The updated nutrition standards for school meals went into effect at the beginning of the 2012-13 academic year. Created by the U.S. Department of Agriculture, the new meals include more whole grants, low-dat dairy, fruits and veggies, and less sugars, fats and sodium.

Seems like an easy win, right? Well, not so fast. It took some time to get kids used to the healthy changes. That was to be expected of course, and many advocates for the healthy changes promoted tips for getting kids to try new foods, for making it profitable for cafeterias, and much more. 
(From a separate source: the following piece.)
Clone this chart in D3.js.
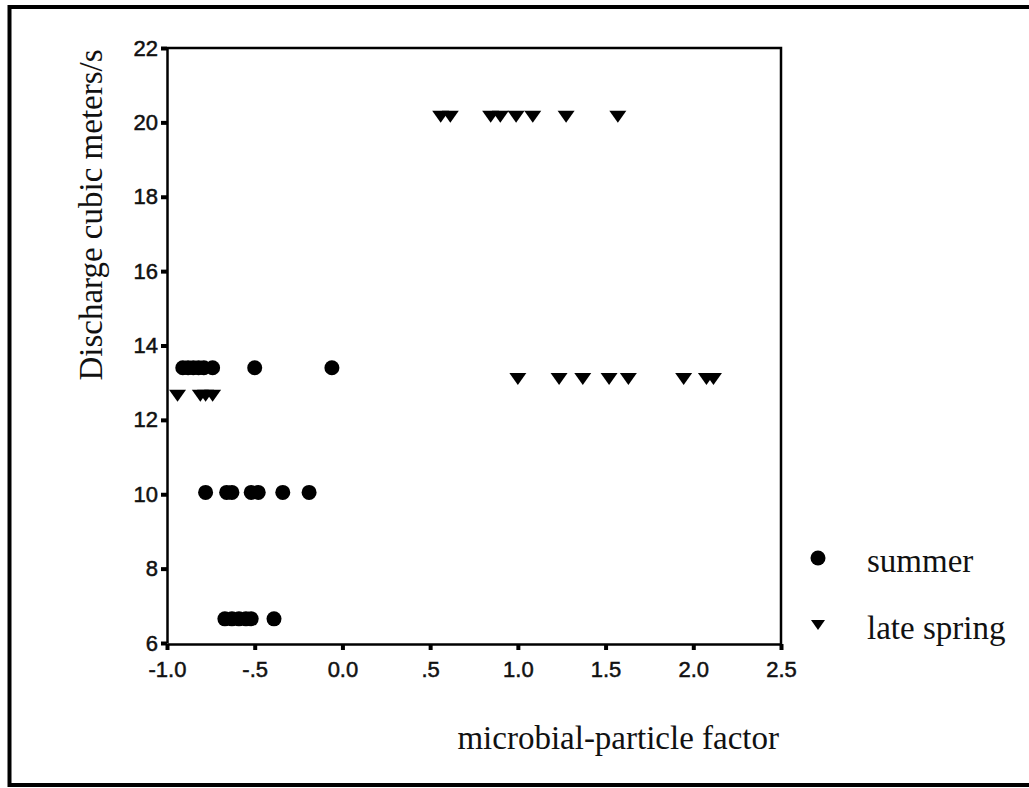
<!DOCTYPE html>
<html>
<head>
<meta charset="utf-8">
<script src="https://cdn.jsdelivr.net/npm/d3@7"></script>
<style>
    body { margin: 0; background: #ffffff; }
    .axis text { font-family: "Liberation Sans", Arial, sans-serif; font-size: 22px; fill: #111; stroke: #111; stroke-width: 0.5px; }
    .label { font-family: "Liberation Serif", "Times New Roman", serif; font-size: 33px; fill: #111; }
</style>
</head>
<body>
<div id="chart"></div>
<script>
// DATA

// summer (circles)
let summer_x = [-0.91, -0.88, -0.85, -0.82, -0.79, -0.74, -0.50, -0.06,
                -0.78, -0.66, -0.63, -0.52, -0.48, -0.34, -0.19,
                -0.67, -0.63, -0.59, -0.55, -0.52, -0.39];
let summer_y = [13.4, 13.4, 13.4, 13.4, 13.4, 13.4, 13.4, 13.4,
                10.05, 10.05, 10.05, 10.05, 10.05, 10.05, 10.05,
                6.65, 6.65, 6.65, 6.65, 6.65, 6.65];

// late spring (triangles)
let spring_x = [-0.94, -0.81, -0.78, -0.74,
                0.56, 0.615, 0.845, 0.90, 0.99, 1.085, 1.275, 1.57,
                1.0, 1.235, 1.37, 1.52, 1.63, 1.945, 2.075, 2.115];
let spring_y = [12.65, 12.65, 12.65, 12.65,
                20.15, 20.15, 20.15, 20.15, 20.15, 20.15, 20.15, 20.15,
                13.1, 13.1, 13.1, 13.1, 13.1, 13.1, 13.1, 13.1];

let x_ticks = [-1, -0.5, 0, 0.5, 1, 1.5, 2, 2.5];
let x_tick_labels = ["-1.0", "-.5", "0.0", ".5", "1.0", "1.5", "2.0", "2.5"];
let y_ticks = [6, 8, 10, 12, 14, 16, 18, 20, 22];

let legend_labels = ["summer", "late spring"];

let summer_data = summer_x.map((d, i) => ({x: d, y: summer_y[i]}));
let spring_data = spring_x.map((d, i) => ({x: d, y: spring_y[i]}));

// CHART AREA
let width = 1029, height = 788;
let plot = {left: 167, right: 781, top: 48, bottom: 643};

let svg = d3.select("#chart").append("svg")
    .attr("width", width)
    .attr("height", height);

// outer frame of the figure (runs off the right edge)
svg.append("rect")
    .attr("x", 9.5).attr("y", 7)
    .attr("width", 1040).attr("height", 778)
    .attr("fill", "none")
    .attr("stroke", "#000")
    .attr("stroke-width", 4);

// SCALES
let x_scale = d3.scaleLinear().domain([-1, 2.5]).range([plot.left, plot.right]);
let y_scale = d3.scaleLinear().domain([6, 22]).range([plot.bottom, plot.top]);

// AXIS
let xAxis = d3.axisBottom(x_scale)
    .tickValues(x_ticks)
    .tickFormat((d, i) => x_tick_labels[i])
    .tickSize(6).tickSizeOuter(0).tickPadding(11);

let yAxis = d3.axisLeft(y_scale)
    .tickValues(y_ticks)
    .tickSize(6).tickSizeOuter(0).tickPadding(3);

let xAxisGroup = svg.append("g")
    .attr("class", "x-axis axis")
    .attr("transform", "translate(0," + (plot.bottom + 1) + ")")
    .call(xAxis);

let yAxisGroup = svg.append("g")
    .attr("class", "y-axis axis")
    .attr("transform", "translate(" + plot.left + ",0)")
    .call(yAxis);

svg.selectAll(".axis .domain").attr("stroke", "#000").attr("stroke-width", 2.5);
svg.selectAll(".axis .tick line").attr("stroke", "#000").attr("stroke-width", 4);

// top and right frame of the plot
svg.append("path")
    .attr("d", "M" + plot.left + "," + plot.top + "H" + plot.right + "V" + (plot.bottom + 1))
    .attr("fill", "none")
    .attr("stroke", "#000")
    .attr("stroke-width", 2.5);

// AXIS TITLES
svg.append("text")
    .attr("class", "label")
    .attr("text-anchor", "middle")
    .attr("transform", "translate(102,215) rotate(-90)")
    .text("Discharge cubic meters/s");

svg.append("text")
    .attr("class", "label")
    .attr("text-anchor", "end")
    .attr("x", 779)
    .attr("y", 749)
    .text("microbial-particle factor");

// DRAWING THE POINTS
let triangle = (cx, cy, w, h) =>
    "M" + (cx - w / 2) + "," + (cy - h / 2) + "L" + (cx + w / 2) + "," + (cy - h / 2) + "L" + cx + "," + (cy + h / 2) + "Z";

svg.selectAll(".summer")
    .data(summer_data)
    .enter()
    .append("circle")
    .attr("class", "summer")
    .attr("cx", d => x_scale(d.x))
    .attr("cy", d => y_scale(d.y))
    .attr("r", 7.5)
    .attr("fill", "#000");

svg.selectAll(".spring")
    .data(spring_data)
    .enter()
    .append("path")
    .attr("class", "spring")
    .attr("d", d => triangle(x_scale(d.x), y_scale(d.y), 17, 12))
    .attr("fill", "#000");

// LEGEND
let legend = svg.append("g").attr("transform", "translate(818,558)");

legend.append("circle").attr("cx", 0).attr("cy", 0).attr("r", 7.5).attr("fill", "#000");
legend.append("path").attr("d", triangle(0, 67, 14, 10)).attr("fill", "#000");

legend.selectAll(".legend-text")
    .data(legend_labels)
    .enter()
    .append("text")
    .attr("class", "label legend-text")
    .attr("x", 49)
    .attr("y", (d, i) => 14 + i * 67)
    .text(d => d);
</script>
</body>
</html>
Now two new studies show that kids actually like the new meals. By the spring of the 2012-13 academic year, school administrators in public schools across the U.S. reported that the majority of students liked the new meals, at least to some extent.

More specifically: 

  • While administrators at 56% of responding elementary schools agreed that students complained about the new lunches at first, about 2/3 reported that only a handful of students were complaining in the spring. 
  • 70% of elementary and middle schools, and 63% of high schools, thought students generally liked the new lunches.
  • Elementary school respondents reported that the healthier meals had no impact on student participation in the lunch program, or on plate waste. Only 20% of schools reported an increase in plate waste, and 21% reported a decrease! 
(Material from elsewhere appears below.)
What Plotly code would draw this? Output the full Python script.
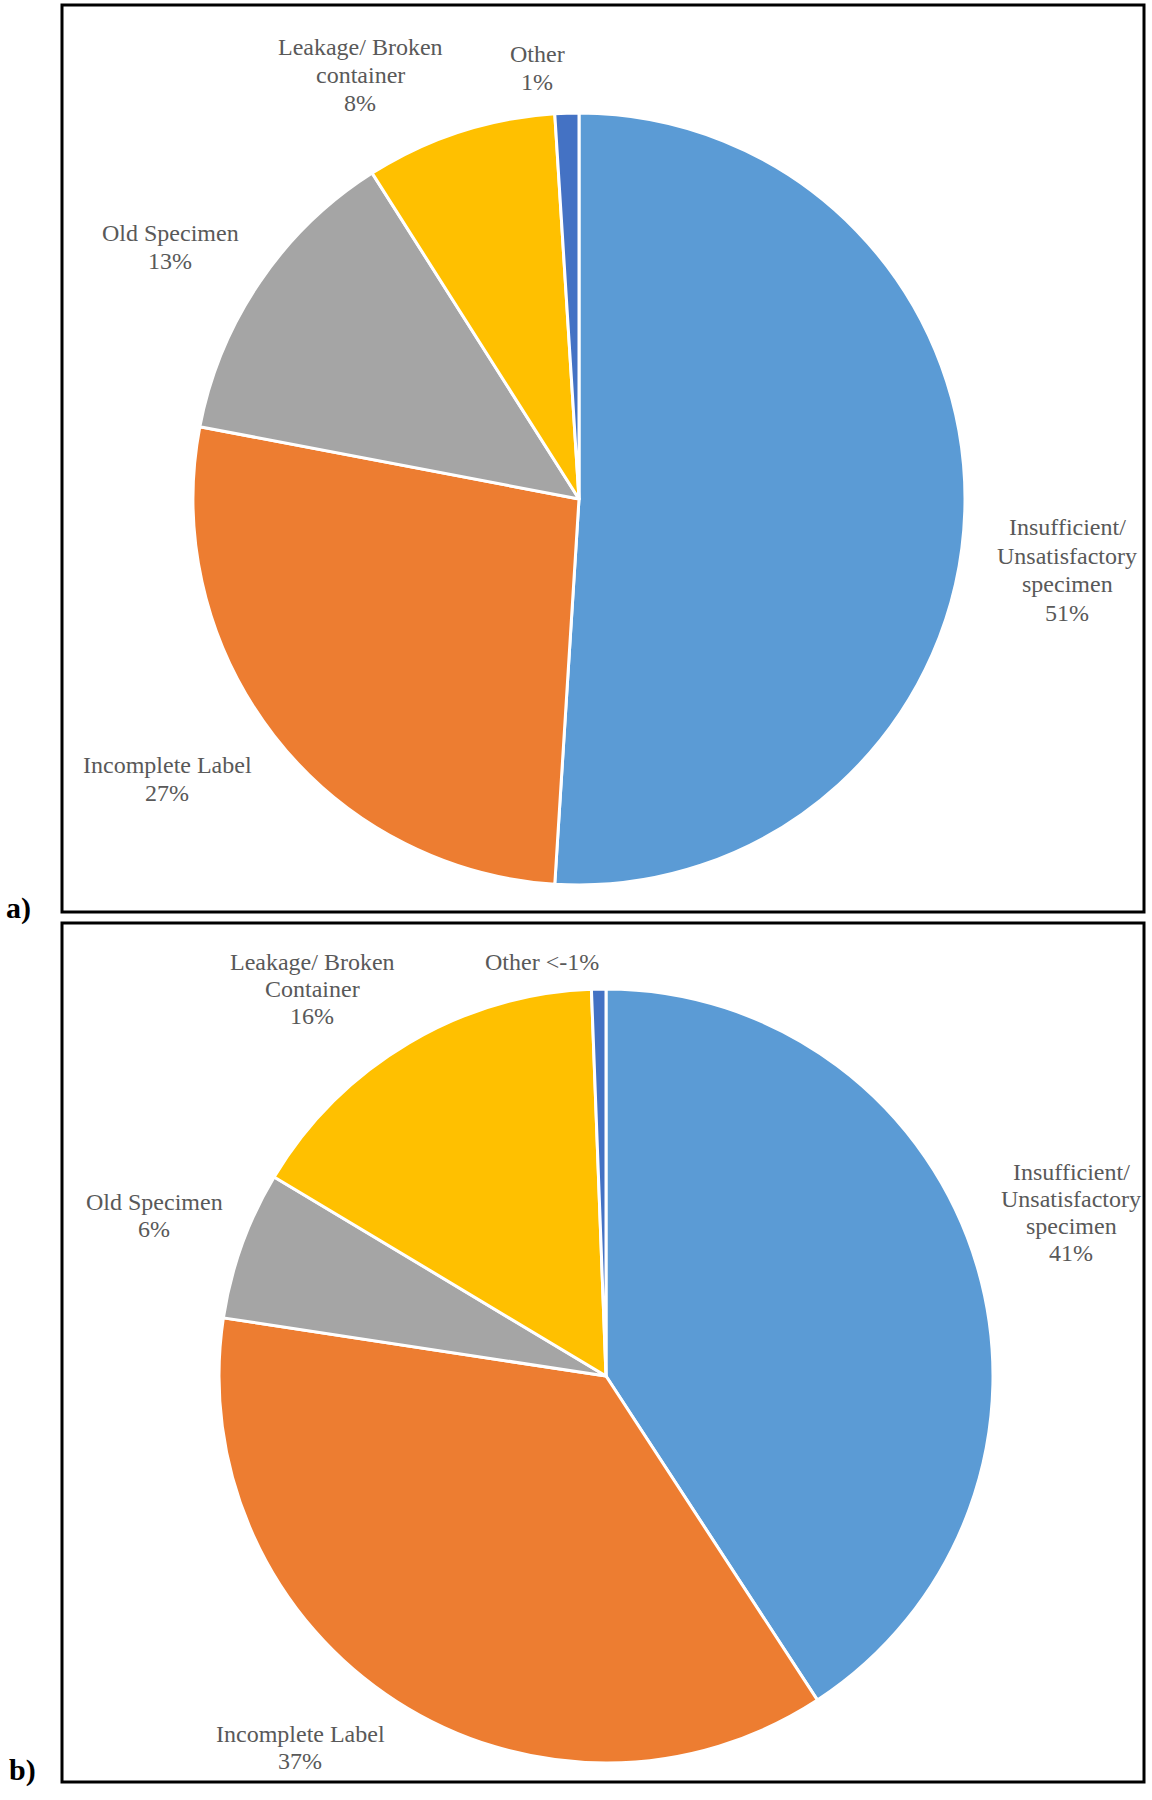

What does this all mean? Well, for parents like us it means our efforts to get kids to try new foods are working. We know all too well that a little creativity and persistance can go a long way. Ask your kids about the meals. Ask your school how you can help. Get involved in a Local Wellness Committee. These seemingly subtle actions can have a big impact on your kids' positive attitudes toward their own health. If there's one thing that's clear, it's that together we can support a healthier school day! 

All data from: "Student Reactions During the First Year of Updated School Lunch Nutrition Standards", by Bridging the Gap. July 2014.